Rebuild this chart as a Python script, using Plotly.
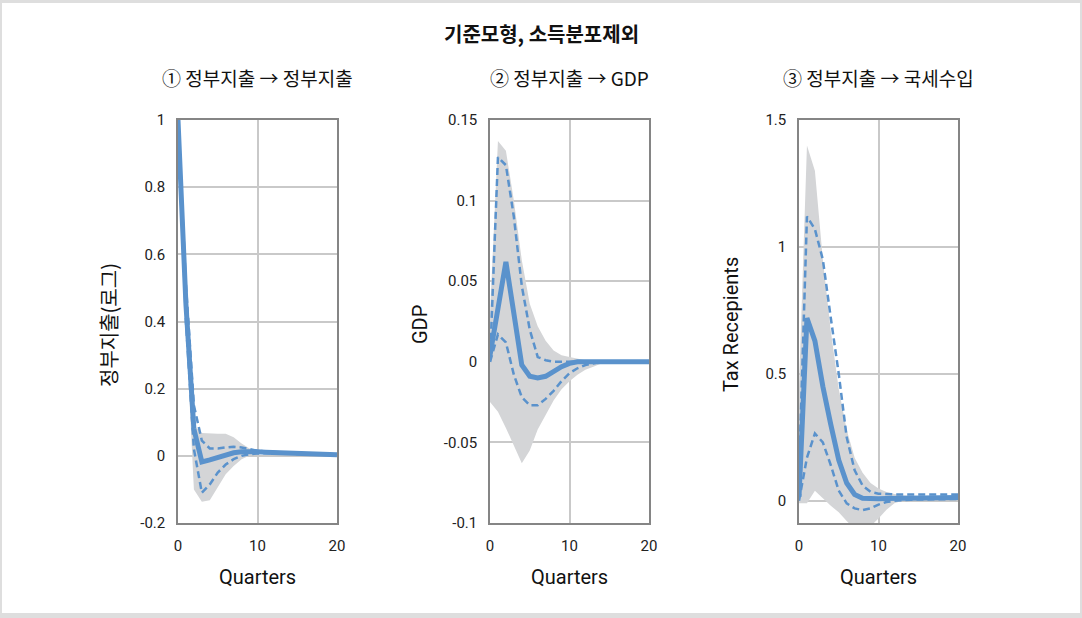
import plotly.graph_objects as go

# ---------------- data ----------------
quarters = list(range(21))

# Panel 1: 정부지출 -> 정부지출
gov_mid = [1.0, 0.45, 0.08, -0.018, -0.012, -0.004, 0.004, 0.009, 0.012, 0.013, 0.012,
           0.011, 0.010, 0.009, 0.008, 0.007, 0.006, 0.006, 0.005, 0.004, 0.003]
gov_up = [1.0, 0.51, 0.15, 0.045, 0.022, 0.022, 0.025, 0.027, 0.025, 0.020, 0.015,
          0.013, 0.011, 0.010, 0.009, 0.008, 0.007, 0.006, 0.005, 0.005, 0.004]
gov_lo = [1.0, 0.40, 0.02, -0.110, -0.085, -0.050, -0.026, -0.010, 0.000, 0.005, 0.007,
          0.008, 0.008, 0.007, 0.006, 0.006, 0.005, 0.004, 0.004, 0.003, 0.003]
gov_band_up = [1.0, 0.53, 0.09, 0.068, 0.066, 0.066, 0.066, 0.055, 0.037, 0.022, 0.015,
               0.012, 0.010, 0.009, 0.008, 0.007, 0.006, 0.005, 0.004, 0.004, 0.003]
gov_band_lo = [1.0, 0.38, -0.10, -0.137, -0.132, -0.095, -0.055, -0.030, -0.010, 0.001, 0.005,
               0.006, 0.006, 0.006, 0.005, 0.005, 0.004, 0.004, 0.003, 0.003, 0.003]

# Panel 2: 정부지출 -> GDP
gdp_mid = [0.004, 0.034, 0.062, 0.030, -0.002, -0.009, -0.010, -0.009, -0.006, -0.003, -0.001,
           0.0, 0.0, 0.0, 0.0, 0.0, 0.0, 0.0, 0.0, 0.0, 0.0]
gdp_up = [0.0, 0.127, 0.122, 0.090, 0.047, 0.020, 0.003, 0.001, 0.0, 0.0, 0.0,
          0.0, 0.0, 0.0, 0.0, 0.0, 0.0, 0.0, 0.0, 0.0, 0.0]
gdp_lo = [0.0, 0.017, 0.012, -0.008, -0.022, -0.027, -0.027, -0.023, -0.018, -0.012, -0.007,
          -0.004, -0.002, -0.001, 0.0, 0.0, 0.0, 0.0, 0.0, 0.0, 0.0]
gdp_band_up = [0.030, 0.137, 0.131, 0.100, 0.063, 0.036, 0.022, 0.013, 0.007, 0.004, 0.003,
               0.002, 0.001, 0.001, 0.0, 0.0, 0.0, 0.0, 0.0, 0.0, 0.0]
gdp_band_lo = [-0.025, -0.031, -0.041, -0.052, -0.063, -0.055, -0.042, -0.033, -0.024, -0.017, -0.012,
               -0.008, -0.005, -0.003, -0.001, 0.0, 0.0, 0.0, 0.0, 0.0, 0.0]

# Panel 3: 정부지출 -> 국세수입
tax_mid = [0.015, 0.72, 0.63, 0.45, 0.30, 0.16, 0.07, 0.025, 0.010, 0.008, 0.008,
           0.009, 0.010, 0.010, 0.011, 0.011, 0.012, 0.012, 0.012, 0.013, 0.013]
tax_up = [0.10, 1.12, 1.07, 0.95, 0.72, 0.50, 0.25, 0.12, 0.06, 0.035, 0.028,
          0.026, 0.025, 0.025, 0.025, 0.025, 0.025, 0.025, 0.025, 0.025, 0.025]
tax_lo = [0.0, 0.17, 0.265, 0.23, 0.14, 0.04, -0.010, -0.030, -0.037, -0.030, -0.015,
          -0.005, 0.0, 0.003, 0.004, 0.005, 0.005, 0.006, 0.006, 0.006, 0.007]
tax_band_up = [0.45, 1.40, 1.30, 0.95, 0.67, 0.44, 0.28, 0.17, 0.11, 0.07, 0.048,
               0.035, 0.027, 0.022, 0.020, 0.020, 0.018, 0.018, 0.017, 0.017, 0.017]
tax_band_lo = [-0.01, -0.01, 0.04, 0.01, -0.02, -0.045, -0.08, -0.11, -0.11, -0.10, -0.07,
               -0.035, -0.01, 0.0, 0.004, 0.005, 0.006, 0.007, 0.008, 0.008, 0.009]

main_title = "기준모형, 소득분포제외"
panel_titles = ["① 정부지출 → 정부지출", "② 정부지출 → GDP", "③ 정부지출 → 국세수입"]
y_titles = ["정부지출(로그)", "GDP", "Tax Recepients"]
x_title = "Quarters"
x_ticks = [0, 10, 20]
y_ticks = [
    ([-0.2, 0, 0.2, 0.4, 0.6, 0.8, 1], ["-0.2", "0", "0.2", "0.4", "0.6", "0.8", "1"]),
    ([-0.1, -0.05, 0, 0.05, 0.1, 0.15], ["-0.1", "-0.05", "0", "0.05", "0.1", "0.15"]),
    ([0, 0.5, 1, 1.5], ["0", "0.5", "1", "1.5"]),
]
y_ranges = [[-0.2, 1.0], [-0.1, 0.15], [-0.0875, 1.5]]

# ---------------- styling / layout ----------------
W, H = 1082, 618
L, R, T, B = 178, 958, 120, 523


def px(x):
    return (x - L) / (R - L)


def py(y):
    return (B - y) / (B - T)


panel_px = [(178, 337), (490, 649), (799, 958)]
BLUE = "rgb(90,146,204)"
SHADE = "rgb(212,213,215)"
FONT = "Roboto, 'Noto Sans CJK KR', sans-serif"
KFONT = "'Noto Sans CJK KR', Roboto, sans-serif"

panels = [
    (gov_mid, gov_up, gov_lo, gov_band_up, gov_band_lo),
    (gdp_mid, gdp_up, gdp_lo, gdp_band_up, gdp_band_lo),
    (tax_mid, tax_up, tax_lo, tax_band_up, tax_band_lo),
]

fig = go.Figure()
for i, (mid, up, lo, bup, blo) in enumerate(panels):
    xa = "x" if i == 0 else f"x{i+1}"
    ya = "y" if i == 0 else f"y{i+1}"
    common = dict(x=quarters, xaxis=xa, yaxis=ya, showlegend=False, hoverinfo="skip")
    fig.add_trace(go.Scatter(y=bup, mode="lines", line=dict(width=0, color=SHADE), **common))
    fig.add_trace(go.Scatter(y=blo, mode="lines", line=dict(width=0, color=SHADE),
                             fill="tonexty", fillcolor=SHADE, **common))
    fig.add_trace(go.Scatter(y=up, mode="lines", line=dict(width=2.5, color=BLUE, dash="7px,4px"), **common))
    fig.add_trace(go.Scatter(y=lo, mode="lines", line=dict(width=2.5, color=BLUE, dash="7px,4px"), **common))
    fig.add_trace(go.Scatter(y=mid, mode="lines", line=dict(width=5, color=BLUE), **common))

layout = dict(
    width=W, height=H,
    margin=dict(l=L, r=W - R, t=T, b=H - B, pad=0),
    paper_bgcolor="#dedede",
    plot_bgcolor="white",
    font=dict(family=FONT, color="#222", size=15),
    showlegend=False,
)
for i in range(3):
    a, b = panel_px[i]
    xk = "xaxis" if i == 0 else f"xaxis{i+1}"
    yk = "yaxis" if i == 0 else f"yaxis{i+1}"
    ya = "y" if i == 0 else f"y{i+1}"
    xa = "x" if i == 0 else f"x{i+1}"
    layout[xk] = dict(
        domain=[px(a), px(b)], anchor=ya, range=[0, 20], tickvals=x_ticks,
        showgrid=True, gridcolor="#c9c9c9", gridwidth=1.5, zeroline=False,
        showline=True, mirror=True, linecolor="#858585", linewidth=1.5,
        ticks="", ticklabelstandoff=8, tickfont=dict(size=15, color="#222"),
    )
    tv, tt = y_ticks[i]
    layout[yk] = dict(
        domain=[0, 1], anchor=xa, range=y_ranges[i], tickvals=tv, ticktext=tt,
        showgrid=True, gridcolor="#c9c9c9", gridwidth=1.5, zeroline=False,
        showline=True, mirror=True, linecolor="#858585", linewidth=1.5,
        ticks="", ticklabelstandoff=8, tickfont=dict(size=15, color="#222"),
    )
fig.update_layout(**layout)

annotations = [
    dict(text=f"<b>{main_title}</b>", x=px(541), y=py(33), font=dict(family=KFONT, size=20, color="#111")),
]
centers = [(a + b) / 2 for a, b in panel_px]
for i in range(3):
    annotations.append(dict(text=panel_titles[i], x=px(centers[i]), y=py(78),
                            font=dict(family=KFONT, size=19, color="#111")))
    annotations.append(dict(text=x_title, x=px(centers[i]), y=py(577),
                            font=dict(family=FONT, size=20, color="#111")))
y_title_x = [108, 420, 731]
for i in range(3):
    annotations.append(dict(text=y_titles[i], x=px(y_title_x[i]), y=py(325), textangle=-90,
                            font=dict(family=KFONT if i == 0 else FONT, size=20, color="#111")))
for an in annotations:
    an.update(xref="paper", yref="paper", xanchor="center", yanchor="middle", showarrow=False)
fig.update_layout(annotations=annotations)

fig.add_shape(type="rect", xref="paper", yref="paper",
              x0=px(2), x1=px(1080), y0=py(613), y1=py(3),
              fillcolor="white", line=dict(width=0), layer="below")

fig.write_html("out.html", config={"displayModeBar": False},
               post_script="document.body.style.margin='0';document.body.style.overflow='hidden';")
# # # # #
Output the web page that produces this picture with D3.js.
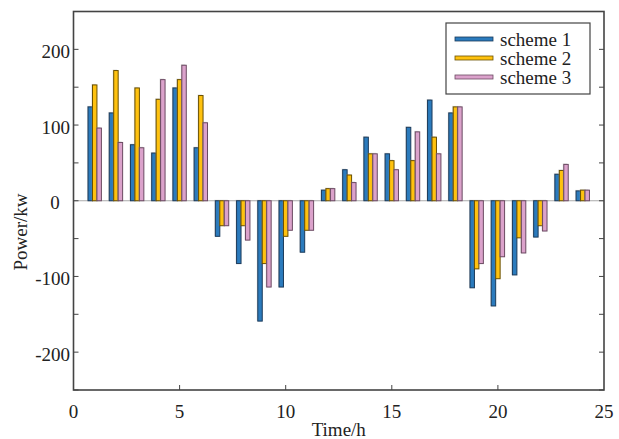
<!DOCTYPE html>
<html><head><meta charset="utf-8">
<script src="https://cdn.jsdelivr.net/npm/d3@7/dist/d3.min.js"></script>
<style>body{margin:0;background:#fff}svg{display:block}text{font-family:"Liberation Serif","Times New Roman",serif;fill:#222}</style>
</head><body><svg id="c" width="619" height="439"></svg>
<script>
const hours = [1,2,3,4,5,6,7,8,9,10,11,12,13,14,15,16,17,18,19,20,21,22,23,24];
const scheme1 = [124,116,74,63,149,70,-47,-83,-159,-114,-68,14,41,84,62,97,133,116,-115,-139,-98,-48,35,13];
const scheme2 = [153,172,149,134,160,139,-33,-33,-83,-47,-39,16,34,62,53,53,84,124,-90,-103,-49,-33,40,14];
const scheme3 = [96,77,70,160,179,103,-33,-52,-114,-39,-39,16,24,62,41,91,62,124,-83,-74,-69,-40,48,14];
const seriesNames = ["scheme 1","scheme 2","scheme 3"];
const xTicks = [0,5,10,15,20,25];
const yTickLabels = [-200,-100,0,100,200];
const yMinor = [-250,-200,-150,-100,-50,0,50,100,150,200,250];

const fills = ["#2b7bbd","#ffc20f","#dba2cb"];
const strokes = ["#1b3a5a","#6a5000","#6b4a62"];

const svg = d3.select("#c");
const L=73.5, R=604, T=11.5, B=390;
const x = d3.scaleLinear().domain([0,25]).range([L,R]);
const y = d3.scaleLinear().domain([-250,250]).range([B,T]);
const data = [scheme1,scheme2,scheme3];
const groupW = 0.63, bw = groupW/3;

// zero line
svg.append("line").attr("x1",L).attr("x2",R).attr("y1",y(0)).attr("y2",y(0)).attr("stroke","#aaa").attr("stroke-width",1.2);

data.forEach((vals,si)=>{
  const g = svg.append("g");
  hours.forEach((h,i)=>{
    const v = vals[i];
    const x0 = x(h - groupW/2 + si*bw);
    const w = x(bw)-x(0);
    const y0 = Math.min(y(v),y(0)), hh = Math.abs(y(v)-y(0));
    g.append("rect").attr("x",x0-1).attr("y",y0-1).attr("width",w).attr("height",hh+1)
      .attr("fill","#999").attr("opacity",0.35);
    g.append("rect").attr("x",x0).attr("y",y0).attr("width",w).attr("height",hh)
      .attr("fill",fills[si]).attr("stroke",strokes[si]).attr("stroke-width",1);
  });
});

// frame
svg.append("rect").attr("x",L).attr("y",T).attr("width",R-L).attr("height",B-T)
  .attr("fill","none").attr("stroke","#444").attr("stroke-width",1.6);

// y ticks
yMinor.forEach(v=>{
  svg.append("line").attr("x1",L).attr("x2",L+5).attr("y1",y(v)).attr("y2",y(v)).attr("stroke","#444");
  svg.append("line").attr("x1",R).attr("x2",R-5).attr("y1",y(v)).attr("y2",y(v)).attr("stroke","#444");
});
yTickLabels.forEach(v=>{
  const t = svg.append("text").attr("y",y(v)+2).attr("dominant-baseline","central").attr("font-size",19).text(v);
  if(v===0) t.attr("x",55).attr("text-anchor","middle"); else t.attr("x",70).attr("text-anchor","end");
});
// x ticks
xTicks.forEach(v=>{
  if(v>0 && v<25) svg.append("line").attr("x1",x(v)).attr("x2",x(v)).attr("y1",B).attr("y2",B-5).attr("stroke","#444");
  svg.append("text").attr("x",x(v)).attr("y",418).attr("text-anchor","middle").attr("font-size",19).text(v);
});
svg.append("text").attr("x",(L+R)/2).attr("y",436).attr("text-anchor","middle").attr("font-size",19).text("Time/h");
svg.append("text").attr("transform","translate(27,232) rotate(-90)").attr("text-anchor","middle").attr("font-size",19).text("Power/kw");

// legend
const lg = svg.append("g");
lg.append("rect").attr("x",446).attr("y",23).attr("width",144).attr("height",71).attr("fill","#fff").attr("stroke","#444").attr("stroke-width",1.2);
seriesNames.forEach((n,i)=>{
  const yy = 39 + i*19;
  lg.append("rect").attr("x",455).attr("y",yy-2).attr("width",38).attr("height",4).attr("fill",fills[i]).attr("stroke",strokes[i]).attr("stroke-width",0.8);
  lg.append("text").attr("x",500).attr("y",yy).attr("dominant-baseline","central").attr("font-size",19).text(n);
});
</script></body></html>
# # # # #
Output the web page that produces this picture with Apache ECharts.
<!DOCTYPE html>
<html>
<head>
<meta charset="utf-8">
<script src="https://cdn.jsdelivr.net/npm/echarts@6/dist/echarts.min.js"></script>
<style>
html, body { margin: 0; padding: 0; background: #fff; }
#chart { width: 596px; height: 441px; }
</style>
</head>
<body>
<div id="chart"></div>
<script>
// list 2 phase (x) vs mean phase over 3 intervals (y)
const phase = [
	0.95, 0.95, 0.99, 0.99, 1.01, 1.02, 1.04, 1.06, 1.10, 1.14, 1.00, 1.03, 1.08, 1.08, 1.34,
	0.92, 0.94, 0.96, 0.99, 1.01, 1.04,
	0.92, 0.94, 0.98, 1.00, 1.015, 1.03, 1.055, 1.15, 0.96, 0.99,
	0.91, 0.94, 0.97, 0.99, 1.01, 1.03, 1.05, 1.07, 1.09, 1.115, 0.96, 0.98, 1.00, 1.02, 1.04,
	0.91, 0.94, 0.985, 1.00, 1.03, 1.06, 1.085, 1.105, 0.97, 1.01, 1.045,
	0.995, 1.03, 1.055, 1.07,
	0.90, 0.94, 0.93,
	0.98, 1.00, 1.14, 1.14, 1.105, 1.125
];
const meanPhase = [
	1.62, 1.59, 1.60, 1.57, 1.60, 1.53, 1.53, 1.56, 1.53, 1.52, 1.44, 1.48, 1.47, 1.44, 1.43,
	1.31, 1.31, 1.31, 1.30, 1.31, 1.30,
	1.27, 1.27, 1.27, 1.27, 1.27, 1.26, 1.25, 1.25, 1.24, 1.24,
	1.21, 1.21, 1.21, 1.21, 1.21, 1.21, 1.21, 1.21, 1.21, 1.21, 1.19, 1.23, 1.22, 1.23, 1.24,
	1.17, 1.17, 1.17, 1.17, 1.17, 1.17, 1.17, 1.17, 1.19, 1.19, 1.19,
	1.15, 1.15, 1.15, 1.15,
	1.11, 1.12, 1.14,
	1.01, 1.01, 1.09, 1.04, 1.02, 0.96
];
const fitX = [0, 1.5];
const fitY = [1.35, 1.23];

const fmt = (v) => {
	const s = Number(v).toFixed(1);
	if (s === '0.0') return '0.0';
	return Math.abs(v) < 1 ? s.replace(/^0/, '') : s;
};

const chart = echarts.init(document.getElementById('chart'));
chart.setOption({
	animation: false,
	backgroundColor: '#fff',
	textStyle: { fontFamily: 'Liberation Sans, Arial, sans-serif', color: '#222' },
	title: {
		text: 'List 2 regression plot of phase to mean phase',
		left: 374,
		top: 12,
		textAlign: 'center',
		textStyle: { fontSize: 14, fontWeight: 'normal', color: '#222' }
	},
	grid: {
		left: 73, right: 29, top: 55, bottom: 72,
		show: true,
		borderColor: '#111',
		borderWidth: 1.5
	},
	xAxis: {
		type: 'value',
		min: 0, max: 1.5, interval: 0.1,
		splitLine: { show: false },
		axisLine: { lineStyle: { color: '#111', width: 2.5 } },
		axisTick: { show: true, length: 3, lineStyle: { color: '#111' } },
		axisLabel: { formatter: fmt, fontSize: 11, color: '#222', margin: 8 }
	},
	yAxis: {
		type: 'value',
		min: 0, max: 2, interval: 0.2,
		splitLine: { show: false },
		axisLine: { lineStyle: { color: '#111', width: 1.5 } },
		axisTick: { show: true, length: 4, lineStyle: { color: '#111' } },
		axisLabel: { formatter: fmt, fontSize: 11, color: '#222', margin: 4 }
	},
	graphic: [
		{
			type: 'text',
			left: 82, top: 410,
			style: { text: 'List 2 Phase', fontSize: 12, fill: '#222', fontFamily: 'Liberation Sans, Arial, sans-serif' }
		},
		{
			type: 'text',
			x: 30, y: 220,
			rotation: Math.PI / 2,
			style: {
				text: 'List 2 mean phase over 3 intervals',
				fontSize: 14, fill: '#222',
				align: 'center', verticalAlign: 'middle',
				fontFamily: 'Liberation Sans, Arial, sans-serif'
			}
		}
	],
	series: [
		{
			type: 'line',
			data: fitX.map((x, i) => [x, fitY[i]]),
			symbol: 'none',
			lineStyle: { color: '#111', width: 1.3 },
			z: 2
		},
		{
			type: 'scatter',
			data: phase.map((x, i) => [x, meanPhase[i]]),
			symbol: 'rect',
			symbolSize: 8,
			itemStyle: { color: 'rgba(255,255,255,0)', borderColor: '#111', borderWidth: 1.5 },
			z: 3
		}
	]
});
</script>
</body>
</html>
# # # # #
#### Aim of the task:
Using the data above, copy exactly the lines from the one containing "Rebuild this chart" to the one containing "0.003, 0.003, 0.003]", inclusive. Exclude the pictures.

#### Written answer:
Rebuild this chart as a Python script, using Plotly.
import plotly.graph_objects as go

# ---------------- data ----------------
quarters = list(range(21))

# Panel 1: 정부지출 -> 정부지출
gov_mid = [1.0, 0.45, 0.08, -0.018, -0.012, -0.004, 0.004, 0.009, 0.012, 0.013, 0.012,
           0.011, 0.010, 0.009, 0.008, 0.007, 0.006, 0.006, 0.005, 0.004, 0.003]
gov_up = [1.0, 0.51, 0.15, 0.045, 0.022, 0.022, 0.025, 0.027, 0.025, 0.020, 0.015,
          0.013, 0.011, 0.010, 0.009, 0.008, 0.007, 0.006, 0.005, 0.005, 0.004]
gov_lo = [1.0, 0.40, 0.02, -0.110, -0.085, -0.050, -0.026, -0.010, 0.000, 0.005, 0.007,
          0.008, 0.008, 0.007, 0.006, 0.006, 0.005, 0.004, 0.004, 0.003, 0.003]
gov_band_up = [1.0, 0.53, 0.09, 0.068, 0.066, 0.066, 0.066, 0.055, 0.037, 0.022, 0.015,
               0.012, 0.010, 0.009, 0.008, 0.007, 0.006, 0.005, 0.004, 0.004, 0.003]
gov_band_lo = [1.0, 0.38, -0.10, -0.137, -0.132, -0.095, -0.055, -0.030, -0.010, 0.001, 0.005,
               0.006, 0.006, 0.006, 0.005, 0.005, 0.004, 0.004, 0.003, 0.003, 0.003]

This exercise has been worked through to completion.